--- START ---

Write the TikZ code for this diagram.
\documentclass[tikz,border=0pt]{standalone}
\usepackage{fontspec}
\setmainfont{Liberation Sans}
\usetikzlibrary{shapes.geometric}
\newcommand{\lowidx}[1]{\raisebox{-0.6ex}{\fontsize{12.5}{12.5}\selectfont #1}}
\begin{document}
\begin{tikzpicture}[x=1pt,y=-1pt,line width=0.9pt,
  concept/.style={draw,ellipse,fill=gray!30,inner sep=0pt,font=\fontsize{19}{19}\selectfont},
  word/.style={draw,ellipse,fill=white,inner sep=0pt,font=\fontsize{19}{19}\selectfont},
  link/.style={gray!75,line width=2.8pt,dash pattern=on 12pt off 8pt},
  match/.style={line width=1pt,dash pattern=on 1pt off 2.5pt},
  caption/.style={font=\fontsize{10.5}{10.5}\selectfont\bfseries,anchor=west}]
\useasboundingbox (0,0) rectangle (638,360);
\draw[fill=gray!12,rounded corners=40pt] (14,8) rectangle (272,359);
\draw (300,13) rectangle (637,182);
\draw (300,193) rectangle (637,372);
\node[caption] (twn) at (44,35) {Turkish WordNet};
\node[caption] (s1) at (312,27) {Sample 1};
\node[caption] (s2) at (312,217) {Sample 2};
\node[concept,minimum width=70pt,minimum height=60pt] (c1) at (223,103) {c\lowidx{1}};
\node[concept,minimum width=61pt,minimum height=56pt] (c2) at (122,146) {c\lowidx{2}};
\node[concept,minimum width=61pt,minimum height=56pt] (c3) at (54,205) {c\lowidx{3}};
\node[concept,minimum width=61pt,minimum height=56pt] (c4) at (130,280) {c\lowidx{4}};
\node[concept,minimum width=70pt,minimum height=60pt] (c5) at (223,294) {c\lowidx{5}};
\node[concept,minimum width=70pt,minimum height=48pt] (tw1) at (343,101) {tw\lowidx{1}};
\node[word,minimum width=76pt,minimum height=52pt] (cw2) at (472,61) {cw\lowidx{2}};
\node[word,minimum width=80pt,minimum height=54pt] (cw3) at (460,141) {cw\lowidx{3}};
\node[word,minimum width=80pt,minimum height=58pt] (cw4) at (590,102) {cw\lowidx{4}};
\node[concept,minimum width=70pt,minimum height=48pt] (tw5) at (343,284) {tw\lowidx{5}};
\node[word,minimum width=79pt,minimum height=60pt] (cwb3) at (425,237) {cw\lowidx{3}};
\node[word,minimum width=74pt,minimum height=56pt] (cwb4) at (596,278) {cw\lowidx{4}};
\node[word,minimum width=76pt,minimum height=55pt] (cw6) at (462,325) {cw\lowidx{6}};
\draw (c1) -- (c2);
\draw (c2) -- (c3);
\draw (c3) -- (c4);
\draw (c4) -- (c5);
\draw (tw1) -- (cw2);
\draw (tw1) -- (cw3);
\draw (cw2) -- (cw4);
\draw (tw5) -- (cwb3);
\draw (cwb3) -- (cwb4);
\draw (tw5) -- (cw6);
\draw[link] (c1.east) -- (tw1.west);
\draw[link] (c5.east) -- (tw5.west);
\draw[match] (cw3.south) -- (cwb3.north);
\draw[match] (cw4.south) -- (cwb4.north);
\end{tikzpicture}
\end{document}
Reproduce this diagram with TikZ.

--- END ---

**Task statement:** Set every line of the listing down word for word.

**Full solution:**
Write the TikZ code for this diagram.
\documentclass[tikz,border=0pt]{standalone}
\usepackage{fontspec}
\setmainfont{Liberation Sans}
\usetikzlibrary{shapes.geometric}
\newcommand{\lowidx}[1]{\raisebox{-0.6ex}{\fontsize{12.5}{12.5}\selectfont #1}}
\begin{document}
\begin{tikzpicture}[x=1pt,y=-1pt,line width=0.9pt,
  concept/.style={draw,ellipse,fill=gray!30,inner sep=0pt,font=\fontsize{19}{19}\selectfont},
  word/.style={draw,ellipse,fill=white,inner sep=0pt,font=\fontsize{19}{19}\selectfont},
  link/.style={gray!75,line width=2.8pt,dash pattern=on 12pt off 8pt},
  match/.style={line width=1pt,dash pattern=on 1pt off 2.5pt},
  caption/.style={font=\fontsize{10.5}{10.5}\selectfont\bfseries,anchor=west}]
\useasboundingbox (0,0) rectangle (638,360);
\draw[fill=gray!12,rounded corners=40pt] (14,8) rectangle (272,359);
\draw (300,13) rectangle (637,182);
\draw (300,193) rectangle (637,372);
\node[caption] (twn) at (44,35) {Turkish WordNet};
\node[caption] (s1) at (312,27) {Sample 1};
\node[caption] (s2) at (312,217) {Sample 2};
\node[concept,minimum width=70pt,minimum height=60pt] (c1) at (223,103) {c\lowidx{1}};
\node[concept,minimum width=61pt,minimum height=56pt] (c2) at (122,146) {c\lowidx{2}};
\node[concept,minimum width=61pt,minimum height=56pt] (c3) at (54,205) {c\lowidx{3}};
\node[concept,minimum width=61pt,minimum height=56pt] (c4) at (130,280) {c\lowidx{4}};
\node[concept,minimum width=70pt,minimum height=60pt] (c5) at (223,294) {c\lowidx{5}};
\node[concept,minimum width=70pt,minimum height=48pt] (tw1) at (343,101) {tw\lowidx{1}};
\node[word,minimum width=76pt,minimum height=52pt] (cw2) at (472,61) {cw\lowidx{2}};
\node[word,minimum width=80pt,minimum height=54pt] (cw3) at (460,141) {cw\lowidx{3}};
\node[word,minimum width=80pt,minimum height=58pt] (cw4) at (590,102) {cw\lowidx{4}};
\node[concept,minimum width=70pt,minimum height=48pt] (tw5) at (343,284) {tw\lowidx{5}};
\node[word,minimum width=79pt,minimum height=60pt] (cwb3) at (425,237) {cw\lowidx{3}};
\node[word,minimum width=74pt,minimum height=56pt] (cwb4) at (596,278) {cw\lowidx{4}};
\node[word,minimum width=76pt,minimum height=55pt] (cw6) at (462,325) {cw\lowidx{6}};
\draw (c1) -- (c2);
\draw (c2) -- (c3);
\draw (c3) -- (c4);
\draw (c4) -- (c5);
\draw (tw1) -- (cw2);
\draw (tw1) -- (cw3);
\draw (cw2) -- (cw4);
\draw (tw5) -- (cwb3);
\draw (cwb3) -- (cwb4);
\draw (tw5) -- (cw6);
\draw[link] (c1.east) -- (tw1.west);
\draw[link] (c5.east) -- (tw5.west);
\draw[match] (cw3.south) -- (cwb3.north);
\draw[match] (cw4.south) -- (cwb4.north);
\end{tikzpicture}
\end{document}
Reproduce this diagram with TikZ.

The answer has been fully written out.